Van, your hesitation around Palantir reads less as uncertainty than as an early instinct. Even before the fusion of Silicon Valley and the national security state fully came into view, the bargain itself felt too Faustian to sit comfortably, at a moment when you were still testing whether distance from Washington might also loosen its hold on how power thinks. Wellington offered something quieter. It became an antipodal vantage, distant from the geography of power yet still within its telemetry. From there, the line Machiavelli draws between virtue and virtù comes into focus. What emerges is the recognition that technical brilliance and institutional momentum can drift away from moral purpose.
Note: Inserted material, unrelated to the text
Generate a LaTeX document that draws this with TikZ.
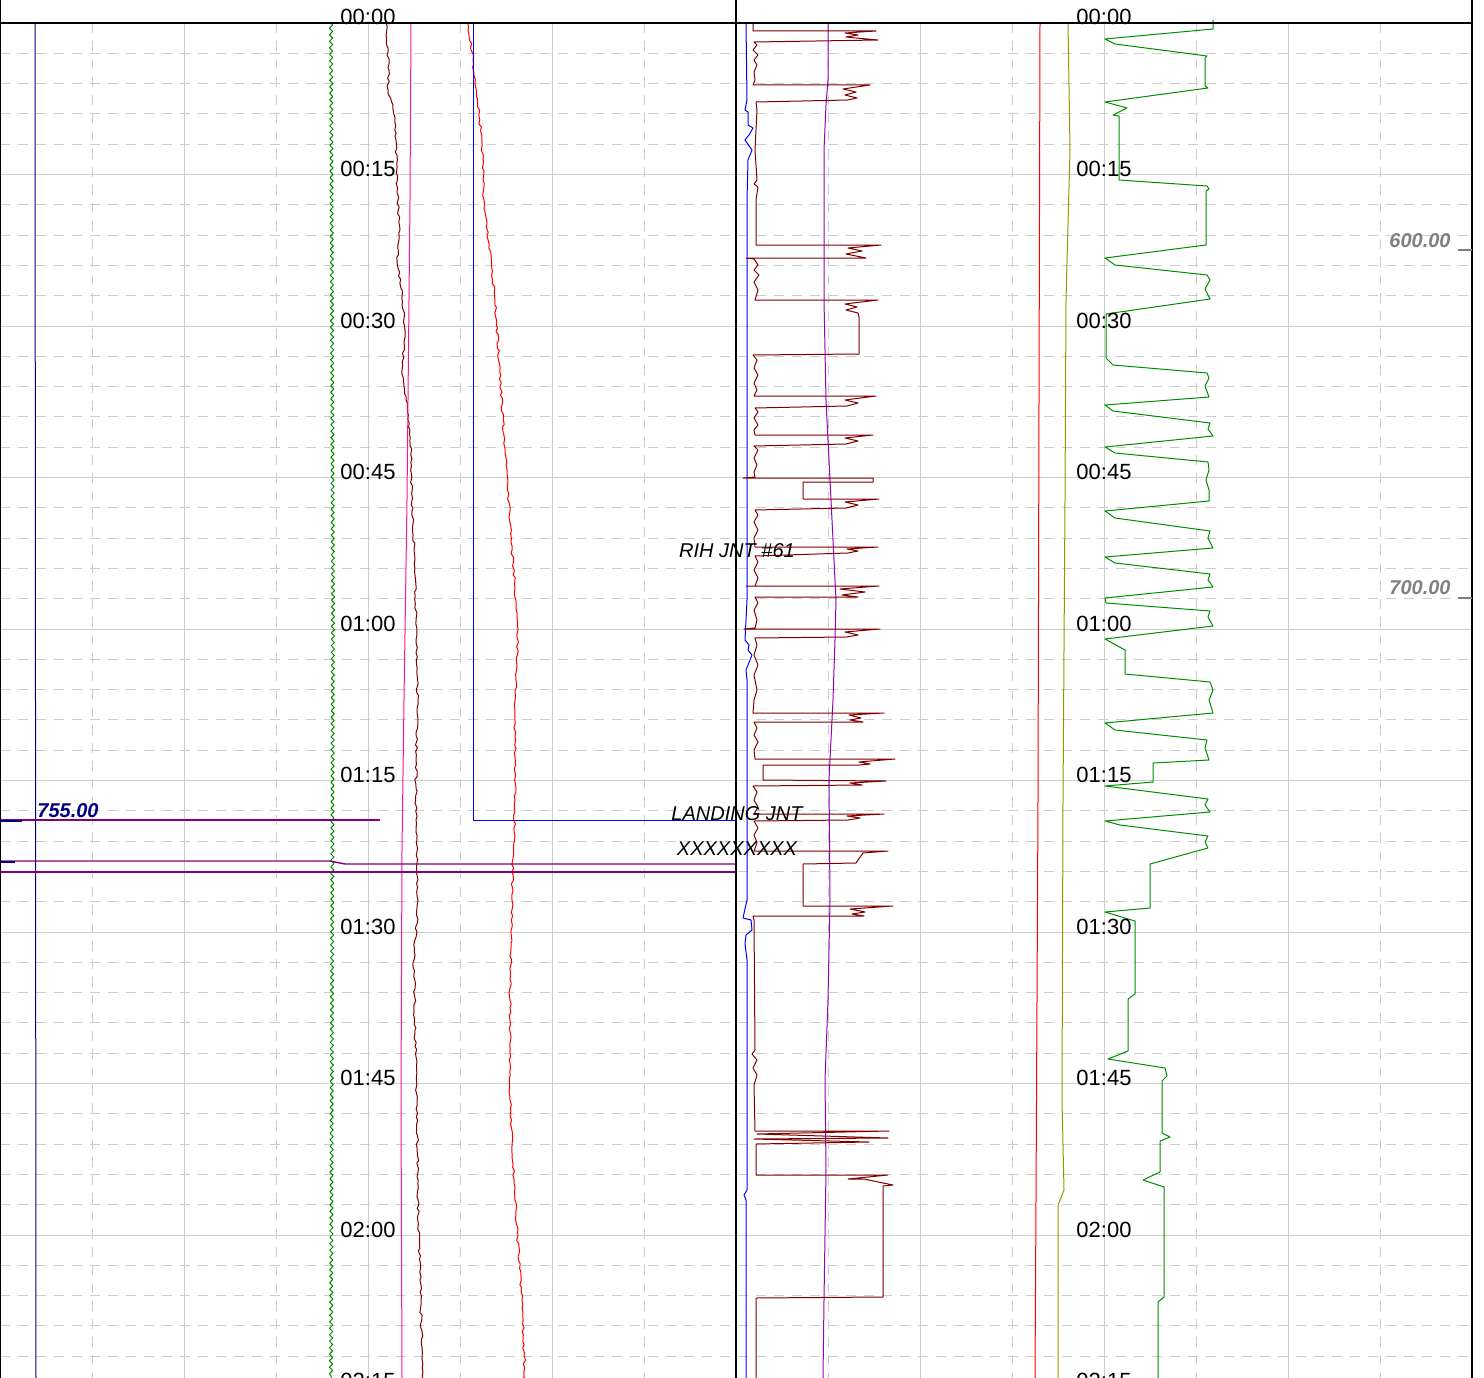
\documentclass[tikz,border=0pt]{standalone}
\usepackage{fontspec}
\setmainfont{Liberation Sans}
\usetikzlibrary{decorations.pathmorphing}

\definecolor{gridgray}{RGB}{204,204,204}
\definecolor{tnavy}{RGB}{0,0,128}
\definecolor{tgreen}{RGB}{0,140,0}
\definecolor{tmaroon}{RGB}{128,0,0}
\definecolor{tpink}{RGB}{255,20,147}
\definecolor{tpurple}{RGB}{128,0,128}
\definecolor{tviolet}{RGB}{150,0,190}
\definecolor{tolive}{RGB}{150,150,0}
\definecolor{lblgray}{RGB}{128,128,128}

\begin{document}
\begin{tikzpicture}[x=1pt, y=-1pt, line join=round,
  minorgrid/.style={gridgray, line width=1pt, dash pattern=on 10pt off 8pt},
  majorgrid/.style={gridgray, line width=1pt},
  trace/.style={line width=1pt},
  jitter/.style={decorate, decoration={random steps, segment length=4pt, amplitude=1.2pt}},
  wiggle/.style={decorate, decoration={snake, segment length=6.5pt, amplitude=1.6pt}},
  timelbl/.style={anchor=base, inner sep=0pt, font=\fontsize{22}{24}\selectfont},
  notelbl/.style={anchor=base, inner sep=0pt, font=\fontsize{20}{22}\selectfont\itshape},
  vallbl/.style={anchor=base, inner sep=0pt, font=\fontsize{20}{22}\selectfont\bfseries\itshape}]
\useasboundingbox (0,0) rectangle (1484,1378);
\clip (0,0) rectangle (1484,1378);

% grid
\foreach \k in {1,...,44} \draw[minorgrid] (0,{23+30.3*\k}) -- (1472,{23+30.3*\k});
\foreach \k in {1,...,8} \draw[majorgrid] (0,{23+151.5*\k}) -- (1472,{23+151.5*\k});
\foreach \x in {92,276,460,644,828,1012,1196,1380} \draw[minorgrid] (\x,23) -- (\x,1378);
\foreach \x in {184,368,552,920,1104,1288} \draw[majorgrid] (\x,23) -- (\x,1378);

% left track
\draw[trace, tnavy] (35,23) -- (36,1378);
\draw[trace, tgreen, wiggle] (331,23) -- (333,600) -- (332,1000) -- (331,1378);
\draw[trace, tmaroon, jitter] (386,23) -- (389,70) -- (388,90) -- (393,105) -- (396,140) -- (397,190) -- (400,230) -- (397,260) -- (402,290) -- (405,330) -- (402,370) -- (406,400) -- (410,430) -- (412,500) -- (415,560) -- (416,640) -- (418,700) -- (416,760) -- (416,820) -- (418,900) -- (414,960) -- (415,1030) -- (417,1100) -- (418,1200) -- (420,1280) -- (423,1378);
\draw[trace, tpink] (411,23) -- (410,200) -- (407,500) -- (404,700) -- (402,850) -- (401,1100) -- (402,1378);
\draw[trace, red, jitter] (468,23) -- (473,60) -- (482,143) -- (484,200) -- (495,300) -- (505,450) -- (512,550) -- (518,630) -- (515,700) -- (515,800) -- (512,900) -- (510,1000) -- (510,1100) -- (515,1200) -- (522,1300) -- (525,1378);
\draw[trace, blue] (473,23) -- (473,820) -- (736,820);
\draw[tpurple, line width=1.6pt] (0,820) -- (380,820);
\draw[tpurple, line width=1.4pt] (0,861) -- (330,861) -- (345,864) -- (736,864);
\draw[tpurple, line width=1.4pt] (0,872) -- (736,872);
\draw[tnavy, line width=2pt] (0,821) -- (22,821);
\draw[tnavy, line width=2pt] (0,862) -- (15,862);

% right track
\draw[trace, blue] (746,23) -- (747,100) -- (745,110) -- (748,112) -- (748,125) -- (753,128) -- (749,135) -- (745,140) -- (752,150) -- (748,160) -- (747,200) -- (747,600) -- (745,640) -- (749,645) -- (748,650) -- (752,655) -- (746,670) -- (747,680) -- (747,900) -- (743,918) -- (751,920) -- (752,930) -- (746,935) -- (745,944) -- (747,960) -- (747,1190) -- (744,1195) -- (746,1200) -- (746,1378);
\draw[trace, tviolet] (828,23) -- (828,80) -- (826,105) -- (824,150) -- (824,300) -- (826,400) -- (830,480) -- (834,560) -- (836,600) -- (835,640) -- (833,700) -- (829,780) -- (830,900) -- (828,1000) -- (825,1080) -- (826,1170) -- (824,1300) -- (823,1378);
\draw[trace, tmaroon] (753,23) -- (753,31) -- (876,31) -- (845,33) -- (858,35) -- (846,37) -- (856,38) -- (878,40) -- (754,42)
  -- (757,45) -- (753,50) -- (758,55) -- (754,60) -- (757,65) -- (754,72) -- (755,80) -- (753,85)
  -- (870,85) -- (843,89) -- (856,92) -- (845,95) -- (857,98) -- (848,100) -- (756,102)
  -- (757,110) -- (755,150) -- (757,180) -- (754,184) -- (758,187) -- (756,200) -- (756,245)
  -- (881,245) -- (848,248) -- (862,251) -- (846,254) -- (866,258) -- (746,258)
  -- (754,259) -- (758,265) -- (754,270) -- (759,275) -- (754,282) -- (758,290) -- (755,300)
  -- (878,300) -- (845,304) -- (857,307) -- (846,310) -- (858,313) -- (859,317) -- (859,354) -- (753,355)
  -- (757,360) -- (754,368) -- (758,375) -- (754,383) -- (757,390) -- (754,396)
  -- (876,396) -- (845,400) -- (858,403) -- (847,406) -- (755,408)
  -- (758,412) -- (754,418) -- (758,425) -- (754,430) -- (755,435)
  -- (873,435) -- (845,438) -- (858,441) -- (846,444) -- (754,446)
  -- (758,450) -- (754,458) -- (757,465) -- (754,472) -- (755,477)
  -- (743,478) -- (873,478) -- (873,482) -- (803,482) -- (803,499) -- (879,499) -- (845,502) -- (858,505) -- (846,508) -- (755,510)
  -- (758,515) -- (754,522) -- (758,530) -- (754,538) -- (755,547)
  -- (878,547) -- (847,549) -- (858,551) -- (848,553) -- (755,556)
  -- (758,562) -- (754,570) -- (758,578) -- (755,586)
  -- (746,586) -- (879,586) -- (840,589) -- (865,592) -- (842,595) -- (858,597) -- (755,597)
  -- (758,603) -- (754,610) -- (757,620) -- (755,628)
  -- (744,629) -- (880,629) -- (845,632) -- (858,635) -- (847,637) -- (755,638)
  -- (757,645) -- (754,655) -- (758,665) -- (754,675) -- (757,690) -- (754,700) -- (753,713)
  -- (884,713) -- (849,715) -- (861,718) -- (850,720) -- (863,722) -- (754,722)
  -- (757,728) -- (754,735) -- (758,742) -- (754,750) -- (755,759)
  -- (895,759) -- (859,762) -- (870,764) -- (859,765) -- (763,765) -- (763,780) -- (886,781) -- (850,783) -- (862,785) -- (753,786)
  -- (757,792) -- (754,800) -- (758,807) -- (754,814)
  -- (884,814) -- (847,816) -- (860,818) -- (848,820) -- (754,821)
  -- (758,828) -- (754,835) -- (757,843) -- (754,851)
  -- (888,851) -- (863,853) -- (858,860) -- (856,863) -- (803,864) -- (803,906) -- (893,906) -- (850,909) -- (865,912) -- (852,914) -- (864,916) -- (753,916)
  -- (754,920) -- (755,1050) -- (752,1054) -- (757,1060) -- (753,1068) -- (757,1075) -- (754,1085) -- (755,1131)
  -- (889,1131) -- (757,1134) -- (888,1138) -- (754,1139) -- (869,1142) -- (756,1144) -- (756,1175)
  -- (888,1175) -- (848,1179) -- (864,1179) -- (883,1183) -- (893,1185) -- (883,1186) -- (883,1297) -- (756,1298) -- (756,1378);
\draw[trace, red] (1040,23) -- (1039,400) -- (1038,800) -- (1036,1200) -- (1035,1378);
\draw[trace, tolive] (1068,23) -- (1070,150) -- (1066,300) -- (1065,500) -- (1063,800) -- (1062,1100) -- (1064,1190) -- (1058,1205) -- (1058,1378);
\draw[trace, tgreen] (1213,20) -- (1213,29) -- (1105,39) -- (1115,44) -- (1207,56) -- (1205,58) -- (1205,86) -- (1208,88) -- (1105,102) -- (1127,108) -- (1113,115) -- (1119,116) -- (1119,180) -- (1207,186) -- (1209,189) -- (1206,191) -- (1206,245)
  -- (1105,258) -- (1115,265) -- (1207,275) -- (1210,280) -- (1205,289) -- (1210,299) -- (1106,314) -- (1106,358) -- (1113,365) -- (1207,373) -- (1209,378) -- (1205,386) -- (1209,397)
  -- (1105,405) -- (1113,411) -- (1210,423) -- (1208,429) -- (1213,436) -- (1105,447) -- (1115,453) -- (1208,462) -- (1209,470) -- (1206,480) -- (1209,490) -- (1209,501)
  -- (1105,511) -- (1115,518) -- (1210,531) -- (1208,538) -- (1213,548) -- (1105,557) -- (1115,563) -- (1210,574) -- (1208,580) -- (1213,587) -- (1105,598) -- (1106,603) -- (1210,611) -- (1208,617) -- (1213,626)
  -- (1105,639) -- (1125,650) -- (1125,674) -- (1210,682) -- (1213,690) -- (1209,700) -- (1213,713) -- (1105,723) -- (1115,730) -- (1207,740) -- (1205,748) -- (1209,760) -- (1153,763) -- (1153,782)
  -- (1105,786) -- (1208,799) -- (1205,805) -- (1210,812) -- (1105,821) -- (1120,825) -- (1208,836) -- (1205,842) -- (1208,848) -- (1197,851) -- (1150,864) -- (1150,908)
  -- (1105,912) -- (1135,921) -- (1135,994) -- (1128,999) -- (1128,1051) -- (1108,1059) -- (1165,1068) -- (1167,1076) -- (1162,1081) -- (1162,1133) -- (1170,1137) -- (1160,1141) -- (1160,1172)
  -- (1143,1180) -- (1164,1187) -- (1164,1297) -- (1158,1302) -- (1158,1378);

% frame
\draw[line width=2.5pt] (0,23) -- (1472,23);
\draw[line width=1.5pt] (0,0) -- (0,1378);
\draw[line width=1.5pt] (736,0) -- (736,1378);
\draw[line width=2pt] (1472,0) -- (1472,1378);
\draw[lblgray, line width=1.2pt] (1458,250) -- (1472,250);
\draw[lblgray, line width=1.2pt] (1458,598) -- (1472,598);

% labels
\foreach \t [count=\j from 0] in {00:00,00:15,00:30,00:45,01:00,01:15,01:30,01:45,02:00,02:15} {
  \node[timelbl] (tl\j) at (368,{25+151.5*\j}) {\t};
  \node[timelbl] (tr\j) at (1104,{25+151.5*\j}) {\t};
}
\node[vallbl, lblgray] (v600) at (1420,247) {600.00};
\node[vallbl, lblgray] (v700) at (1420,594) {700.00};
\node[vallbl, tnavy] (v755) at (68,817) {755.00};
\node[notelbl] (rih) at (737,557) {RIH JNT \#61};
\node[notelbl] (land) at (737,820) {LANDING JNT};
\node[notelbl] (xxx) at (737,855) {XXXXXXXXX};
\end{tikzpicture}
\end{document}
Remaining apart, in that sense, from political propinquity and groupthink: a position that allows reality to register more objectively than consensus ever could and that is why your voice carries weight.

George Dardess's avatar

Van— I loved this, and so much appreciated hearing about your struggle, as not long ago I'd read a fine take-down of Palantir in the NYReview of Books and so was prepared to hear about your much earlier awakening. What I hope to hear you talk more about is something even more basic, even existential: your coming to value "peace, democracy, and equality"— how those values became instilled in you (as they clearly have been), and how they can be realized in a post "rules-based" social and political order, now, today. Not that they were realized pre-Trump! In a world of flux and Palantir dominance, where can we find solid ground for the values you (and I) cherish?